¶ … role of tourism on economic sustainability in Japan
Economic Sustainability
The syntax of economic sustainability is more and more commonly used nowadays - it has in fact become a new buzzword (D'Arge, Norgaard, Olson, and Somerville, 1991) within the business community and it is now being borrowed by other fields as well. There are various definitions of the economic sustainability, some of the most relevant ones being presented below:
Economic sustainability encompasses growth, development, productivity and trickle-down effects" (Clement and Kraemer, 2000, p.14)
Economic sustainability may be thought of as choosing policies or strategies that result in non-declining economic welfare (where welfare includes market / financial as well as non-market considerations)" (Adamowicz and Burton, 2003, p.185).
In a formal analysis, one could perhaps interpret economic sustainability as narrow focus on sustaining market production and consumption only" (Tietenberg, Oates and Folmer, 2003, p. 171)
However the formulations of the definitions for the concept of economic sustainability tend to differ at some points, in essence, they all revolve around a simple idea: economic sustainability is about growth and development, but this has to be achieved in a sustainable manner.

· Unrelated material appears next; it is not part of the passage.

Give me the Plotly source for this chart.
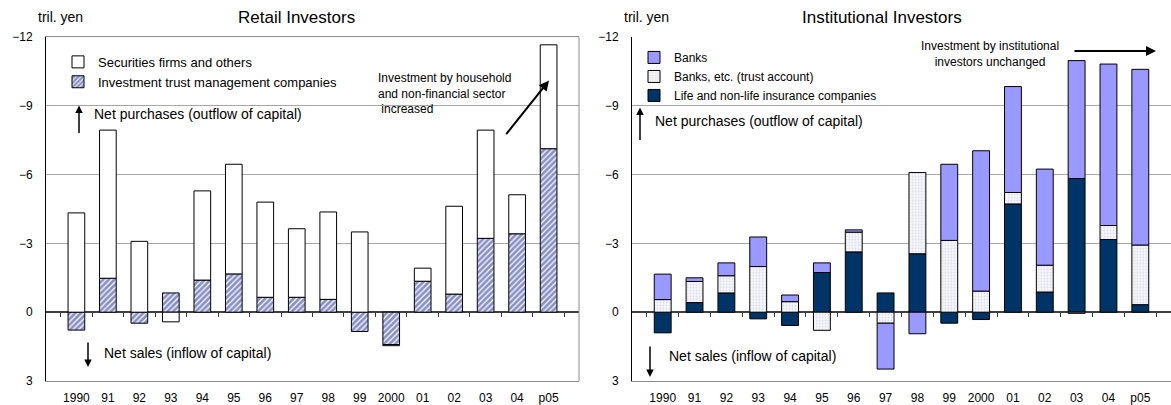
import plotly.graph_objects as go

years = ["1990", "91", "92", "93", "94", "95", "96", "97", "98", "99", "2000", "01", "02", "03", "04", "p05"]

# Retail investors (tril. yen; negative = net purchases)
trust_mgmt = [0.78, -1.48, 0.48, -0.84, -1.40, -1.67, -0.65, -0.65, -0.56, 0.84, 1.41, -1.35, -0.79, -3.22, -3.42, -7.13]
securities = [-4.33, -6.46, -3.09, 0.42, -3.89, -4.78, -4.15, -2.99, -3.81, -3.50, 0.05, -0.57, -3.83, -4.72, -1.70, -4.53]

# Institutional investors
insurance = [0.90, -0.42, -0.84, 0.29, 0.58, -1.73, -2.63, -0.84, -2.55, 0.48, 0.32, -4.72, -0.88, -5.83, -3.17, -0.33]
trust_acct = [-0.55, -0.92, -0.75, -1.99, -0.46, 0.79, -0.86, 0.48, -3.54, -3.13, -0.92, -0.50, -1.17, 0.05, -0.61, -2.60]
banks = [-1.11, -0.16, -0.56, -1.29, -0.29, -0.42, -0.10, 2.00, 0.94, -3.32, -6.12, -4.62, -4.19, -5.14, -7.04, -7.66]

y_ticks = [-12, -9, -6, -3, 0, 3]

W, H = 1171, 405
MT, MB = 37, 21
PH = H - MT - MB

def px(x):
    return x / W

def py(y):
    return (H - MB - y) / PH

FONT = "Liberation Sans, Arial, sans-serif"
fig = go.Figure()

line = dict(color="black", width=1)

fig.add_trace(go.Bar(x=years, y=trust_mgmt, name="Investment trust management companies",
                     marker=dict(color="white", line=line,
                                 pattern=dict(shape="/", fgcolor="#10208c", bgcolor="white", size=4, solidity=0.7)),
                     xaxis="x", yaxis="y", legend="legend"))
fig.add_trace(go.Bar(x=years, y=securities, name="Securities firms and others",
                     marker=dict(color="white", line=line), xaxis="x", yaxis="y", legend="legend"))

fig.add_trace(go.Bar(x=years, y=insurance, name="Life and non-life insurance companies",
                     marker=dict(color="#003366", line=line), xaxis="x2", yaxis="y2", legend="legend2"))
fig.add_trace(go.Bar(x=years, y=trust_acct, name="Banks, etc. (trust account)",
                     marker=dict(color="#f4f4fa", line=line,
                                 pattern=dict(shape=".", fgcolor="#c4c4d8", bgcolor="#f6f6fb", size=3, solidity=0.3)),
                     xaxis="x2", yaxis="y2", legend="legend2"))
fig.add_trace(go.Bar(x=years, y=banks, name="Banks",
                     marker=dict(color="#9999ff", line=line), xaxis="x2", yaxis="y2", legend="legend2"))

# invisible helper traces for zero-line tick axes
fig.add_trace(go.Scatter(x=years, y=[None] * len(years), xaxis="x3", yaxis="y", showlegend=False, hoverinfo="skip"))
fig.add_trace(go.Scatter(x=years, y=[None] * len(years), xaxis="x4", yaxis="y2", showlegend=False, hoverinfo="skip"))

xl = [px(46), px(579)]
xr = [px(632), 1.0]

xcommon = dict(type="category", showgrid=False, ticks="", showline=True, linecolor="#8c8c8c", linewidth=1,
               tickfont=dict(family=FONT, size=12, color="black"), fixedrange=True, ticklabelstandoff=6)
ycommon = dict(range=[3, -12], tickvals=y_ticks, showgrid=True, gridcolor="#a6a6a6", gridwidth=1,
               zeroline=True, zerolinecolor="#404040", zerolinewidth=1.5, showline=True, linecolor="black",
               linewidth=1, ticks="", ticklabelstandoff=10, tickfont=dict(family=FONT, size=12, color="black"),
               domain=[0, 1], automargin=False, fixedrange=True)
zero_pos = (0 - 3) / (-12 - 3)
tickax = dict(type="category", tickson="boundaries", ticks="outside", ticklen=4, tickcolor="#333333", tickwidth=1,
              showticklabels=False, showline=False, showgrid=False, zeroline=False, anchor="free", position=zero_pos)

fig.update_layout(
    width=W, height=H,
    margin=dict(l=0, r=0, t=MT, b=MB),
    paper_bgcolor="white", plot_bgcolor="white",
    barmode="relative", bargap=0.47,
    font=dict(family=FONT, color="black"),
    xaxis=dict(domain=xl, anchor="y", mirror=True, **xcommon),
    yaxis=dict(anchor="x", **ycommon),
    xaxis2=dict(domain=xr, anchor="y2", **xcommon),
    yaxis2=dict(anchor="x2", **ycommon),
    xaxis3=dict(overlaying="x", matches="x", domain=xl, **tickax),
    xaxis4=dict(overlaying="x2", matches="x2", domain=xr, **tickax),
    legend=dict(x=px(58), y=py(47), xanchor="left", yanchor="top", traceorder="reversed",
                bgcolor="rgba(0,0,0,0)", font=dict(family=FONT, size=13), tracegroupgap=0, itemwidth=30),
    legend2=dict(x=px(634), y=py(43), xanchor="left", yanchor="top", traceorder="reversed",
                 bgcolor="rgba(0,0,0,0)", font=dict(family=FONT, size=12), tracegroupgap=0, itemwidth=30),
    showlegend=True,
)

# right border of left panel
fig.add_shape(type="line", xref="x domain", yref="y domain", x0=1, x1=1, y0=0, y1=1,
              line=dict(color="#8c8c8c", width=1))

def text(x, y, s, size=14, xanchor="left", align="left"):
    fig.add_annotation(x=px(x), y=py(y), xref="paper", yref="paper", text=s, showarrow=False,
                       xanchor=xanchor, yanchor="middle", align=align,
                       font=dict(family=FONT, size=size, color="black"))

def arrow(x0, y0, x1, y1, width=1.5):
    fig.add_annotation(x=px(x1), y=py(y1), xref="paper", yref="paper", ax=x0 - x1, ay=y0 - y1,
                       axref="pixel", ayref="pixel", text="", showarrow=True, arrowhead=2,
                       arrowsize=1, arrowwidth=width, arrowcolor="black")

# titles and units
text(296, 17, "Retail Investors", size=17, xanchor="center")
text(882, 17, "Institutional Investors", size=17, xanchor="center")
text(36, 17, "tril. yen", size=14)
text(622, 17, "tril. yen", size=14)

# left panel notes
text(92, 115, "Net purchases (outflow of capital)", size=14)
arrow(79, 135, 79, 106)
text(102, 356, "Net sales (inflow of capital)", size=14)
arrow(88, 344, 88, 370)
text(376, 94, "Investment by household<br>and non-financial sector<br> increased", size=12)
arrow(505, 136, 549, 81, width=2)

# right panel notes
text(653, 122, "Net purchases (outflow of capital)", size=14)
arrow(640, 142, 640, 108)
text(667, 359, "Net sales (inflow of capital)", size=14)
arrow(650, 348, 650, 380)
text(990, 54, "Investment by institutional<br>investors unchanged", size=12, xanchor="center", align="center")
arrow(1073, 51, 1156, 51, width=2)

fig.write_html("out.html", config={"displayModeBar": False},
               post_script="document.body.style.margin='0';document.body.style.overflow='hidden';")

In other words, the growth has to be real and sustainable in the long-term, not just generate short-term profits. In order to ensure they have a prosperous future ahead, organizations must develop plans that foster economic sustainability. Otherwise put, the purpose of the concept is to help the corporate managers best combine the short- and long-term strategies into a single approach that will generate the best results.
2. Economic Sustainability and Tourism
The touristy industry has been approached from different standpoints across the globe. There are the countries which exploited it to the maximum and registered significant gains from attracting foreign tourists, and consequently investors. There are also those countries which focused on other industries. As a general tendency in the contemporaneous society however, most emerging countries try to consolidate their touristy industry. "Tourism is one of the fastest growing sectors of the global economy and developing countries are attempting to cash in on this expanding industry in an attempt to boost foreign investment and financial reserves" (Pleumarom). And to make sure that the gains will also be present in ten or twenty years, the governments and the organizations develop and implement programs based on economic sustainability. Such a program is the Millennium Vision, which was developed by the World Travel & Tourism Council and has established the following goals:
Get governments to accept travel and tourism as a strategic economic development and employment priority;
Move towards open and competitive markets by supporting the implementation of GATS, liberalise air transport and deregulate telecommunications in international markets;
Eliminate barriers to tourism growth, which involves the expansion and improvement of infrastructure - e.g. The increase of airport capacity, construction and modernisation of airports, roads and tourist facilities" (Pleumarom)
In Japan for instance, the Overseas Economic Cooperation Fund has agreed to offer special loans to the touristy industry in the hope of reviving it, but also that of creating additional jobs, reducing the unemployment rate and helping the population get passed the general economic crisis affecting the world (Pleumarom).
3. Contributions of Tourism to GDP
The individual contributions of the touristy industry to the gross domestic product of each country vary based on numerous indicators, such as number of visitors, the quality of the services delivered, the hospitality of the national citizens or any cultural barriers, alongside with financial indicators (such as exchange rates) or legislative measures which limit or encourage tourism. In 2000 for instance, the Japanese tourism accounted for 2.2% in total GDP; Australia's percentage was of 4.5, the U.S.' was of 3.5, Chile's was of 3.8, New Zeeland's was of 3.4 and Canada's was of 2.4. "In particular, the ratio of tourism consumption by foreign visitors to overall tourism consumption has been remarkably smaller in Japan compared with foreign countries. [...] the ratio was only 6.2% in Japan, whereas the ratio was as high as 35.6% in France, 30.0% in Canada, 22.0% in Australia, and 20.9% in the United States respectively" (Organization for Economic Cooperation and Development, 2002).